One more interesting tidbit about the Magnitsky Act. In December 2016, a second nation adopted a Magnitsky law, targeting human-rights abusers from other countries (namely Russia) for visa denials. The nation, oddly enough, was Estonia.
The unlikelihood of Estonia just happening to be so forward-leaning with a Magnitsky law recedes, however, when you take into account how deeply embedded George Soros’s very first Open Society foundation is in Estonia (the Open Estonia Foundation), and the close relationship Soros himself has had for decades with the country’s long-time president, Toomas Hendrik Ilves (who finally left office just weeks before the law was passed).
George Soros was also an associate of the late Lebanese-born billionaire Edmond Safra, who co-founded Hermitage Capital with William Browder in 1996. In 1998, Browder and Safra consulted with Soros – then the biggest outside investor in Russia – on the best way to fight a shady bond-sale dilution of the value of Hermitage’s holdings in Russian company Sidanco. Much in Soros’s own style, the Hermitage pair fought back with an aggressiveness unprecedented for foreign investors. They put a dent in an oligarch on that occasion, gaining some dubious fame for the exploit.
Browder, in other words, knows Soros, and had closer-than-usual professional connections with him starting over 20 years ago.
If there’s any nexus of knowledge and motivation that would bring together detailed insight into the Prevezon-Magnitsky case, the desire to undo Trump’s 2016 electoral triumph, and the desire to punish Putin, it would be the Soros network. Worth keeping in the back of your mind.

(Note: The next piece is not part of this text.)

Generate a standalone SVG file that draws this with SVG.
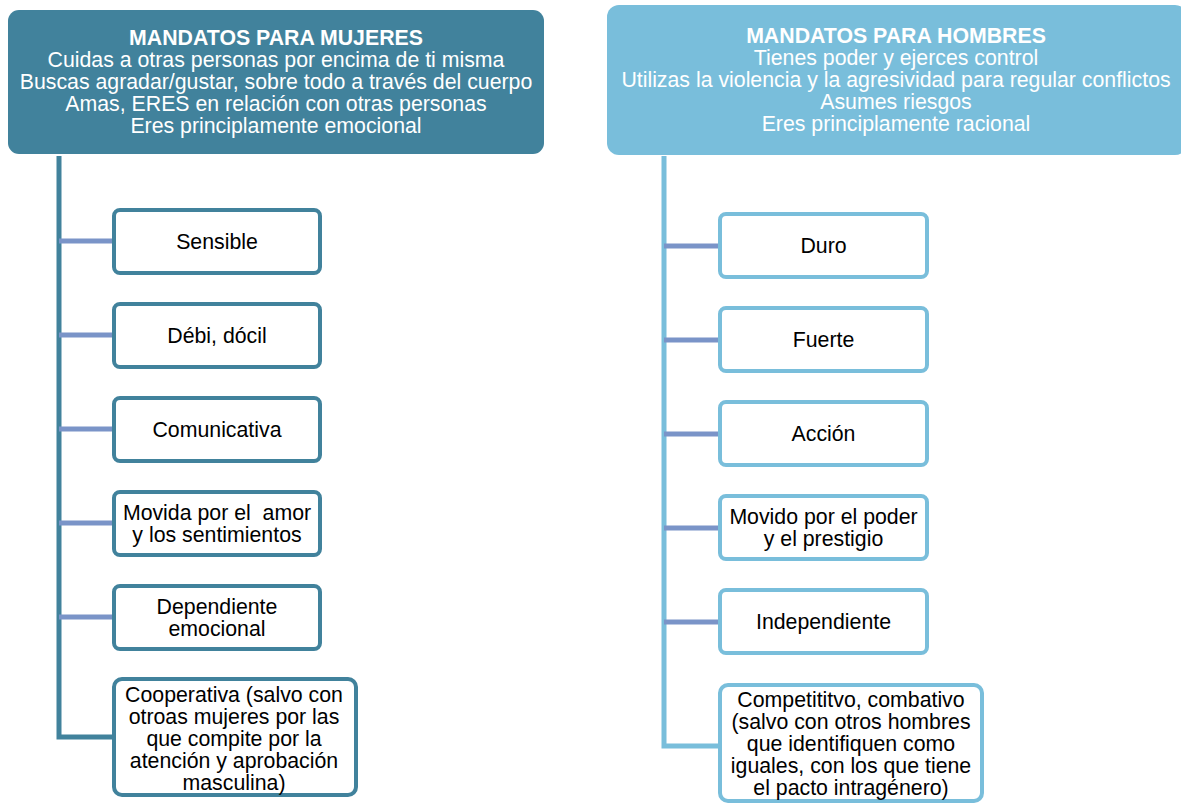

Kenneth Rapoza noted in an article at Forbes in August 2016 that the chief organization tracking Russian-related money-laundering – an organization that duplicated much of Sergei Magnitsky’s work, and has also alleged some $20 billion in Russia-related fraud through Eastern Europe – is the Organized Crime and Corruption Reporting Project, or OCCRP. OCCRP is mainly funded by the Open Society Institute – and USAID. Seems to be a lot of that going around.